Task description: Nothing but the lines from the top of the data to the line holding "return Number.isInteger(v) ?" should be printed, word for word and both ends included; leave the pictures out.

Stored data:

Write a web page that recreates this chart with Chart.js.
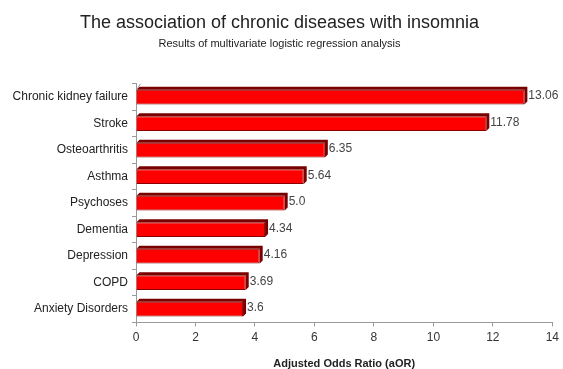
<!DOCTYPE html>
<html>
<head>
<meta charset="utf-8">
<script src="https://cdn.jsdelivr.net/npm/chart.js@4/dist/chart.umd.min.js"></script>
<style>
html,body{margin:0;padding:0;background:#fff;}
#wrap{width:563px;height:369px;}
</style>
</head>
<body>
<div id="wrap"><canvas id="c" width="563" height="369"></canvas></div>
<script>
const categories = ["Chronic kidney failure","Stroke","Osteoarthritis","Asthma","Psychoses","Dementia","Depression","COPD","Anxiety Disorders"];
const aorValues = [13.06, 11.78, 6.35, 5.64, 5.0, 4.34, 4.16, 3.69, 3.6];
const xTicks = [0, 2, 4, 6, 8, 10, 12, 14];

const FONT = "'Liberation Sans', Arial, sans-serif";

function fmt(v){ return Number.isInteger(v) ? v.toFixed(1) : String(v); }

const depthPlugin = {
  id: 'depth',
  beforeDatasetsDraw(chart){
    const ctx = chart.ctx;
    const meta = chart.getDatasetMeta(0);
    ctx.save();
    meta.data.forEach(bar => {
      const p = bar.getProps(['x','y','base','height'], true);
      const top = p.y - p.height/2, bot = p.y + p.height/2;
      const d = 3;
      ctx.fillStyle = '#7a0000';
      ctx.beginPath();
      ctx.moveTo(p.base, top);
      ctx.lineTo(p.base + d, top - d);
      ctx.lineTo(p.x + d, top - d);
      ctx.lineTo(p.x + d, bot - d);
      ctx.lineTo(p.x, bot);
      ctx.lineTo(p.x, top);
      ctx.closePath();
      ctx.fill();
    });
    const a = chart.chartArea;
    ctx.strokeStyle = '#9a9a9a';
    ctx.lineWidth = 1;
    ctx.beginPath();
    ctx.moveTo(a.left + 0.5, a.top + 6);
    ctx.lineTo(a.left + 4.5, a.top);
    ctx.stroke();
    ctx.restore();
  },
  afterDatasetsDraw(chart){
    const ctx = chart.ctx;
    const meta = chart.getDatasetMeta(0);
    ctx.save();
    ctx.font = '12px ' + FONT;
    ctx.fillStyle = '#444';
    ctx.textAlign = 'left';
    ctx.textBaseline = 'middle';
    meta.data.forEach((bar, i) => {
      ctx.fillText(fmt(aorValues[i]), bar.x + 4, bar.y - 1);
    });
    ctx.restore();
  }
};

new Chart(document.getElementById('c'), {
  type: 'bar',
  data: {
    labels: categories,
    datasets: [{
      data: aorValues,
      backgroundColor: '#ff0000',
      borderColor: '#8a0000',
      borderWidth: 1,
      categoryPercentage: 1.0,
      barPercentage: 0.56
    }]
  },
  options: {
    indexAxis: 'y',
    responsive: false,
    animation: false,
    layout: { padding: { left: 0, right: 4, bottom: -2, top: 0 } },
    plugins: {
      legend: { display: false },
      tooltip: { enabled: false },
      title: {
        display: true,
        text: 'The association of chronic diseases with insomnia',
        color: '#222',
        font: { family: FONT, size: 18, weight: 'normal' },
        padding: { top: 12, bottom: 2 }
      },
      subtitle: {
        display: true,
        text: 'Results of multivariate logistic regression analysis',
        color: '#222',
        font: { family: FONT, size: 11, weight: 'normal' },
        padding: { top: 2, bottom: 33 }
      }
    },
    scales: {
      x: {
        min: 0, max: 14,
        afterBuildTicks(s){ s.ticks = xTicks.map(v => ({ value: v })); },
        grid: { drawOnChartArea: false, color: '#999', tickLength: 4 },
        border: { color: '#999' },
        ticks: { color: '#333', font: { family: FONT, size: 12 }, padding: 4 },
        title: {
          display: true,
          text: 'Adjusted Odds Ratio (aOR)',
          color: '#222',
          font: { family: FONT, size: 11, weight: 'bold' },
          padding: { top: 9, bottom: 0 }
        }
      },
      y: {
        afterFit(s){ s.width = 136; },
        grid: { drawOnChartArea: false, color: '#999', tickLength: 4, offset: true },
        border: { color: '#999' },
        ticks: { color: '#222', font: { family: FONT, size: 12 }, padding: 4 }
      }
    }
  },
  plugins: [depthPlugin]
});
</script>
</body>
</html>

Finished task:
Write a web page that recreates this chart with Chart.js.
<!DOCTYPE html>
<html>
<head>
<meta charset="utf-8">
<script src="https://cdn.jsdelivr.net/npm/chart.js@4/dist/chart.umd.min.js"></script>
<style>
html,body{margin:0;padding:0;background:#fff;}
#wrap{width:563px;height:369px;}
</style>
</head>
<body>
<div id="wrap"><canvas id="c" width="563" height="369"></canvas></div>
<script>
const categories = ["Chronic kidney failure","Stroke","Osteoarthritis","Asthma","Psychoses","Dementia","Depression","COPD","Anxiety Disorders"];
const aorValues = [13.06, 11.78, 6.35, 5.64, 5.0, 4.34, 4.16, 3.69, 3.6];
const xTicks = [0, 2, 4, 6, 8, 10, 12, 14];

const FONT = "'Liberation Sans', Arial, sans-serif";

function fmt(v){ return Number.isInteger(v) ? v.toFixed(1) : String(v); }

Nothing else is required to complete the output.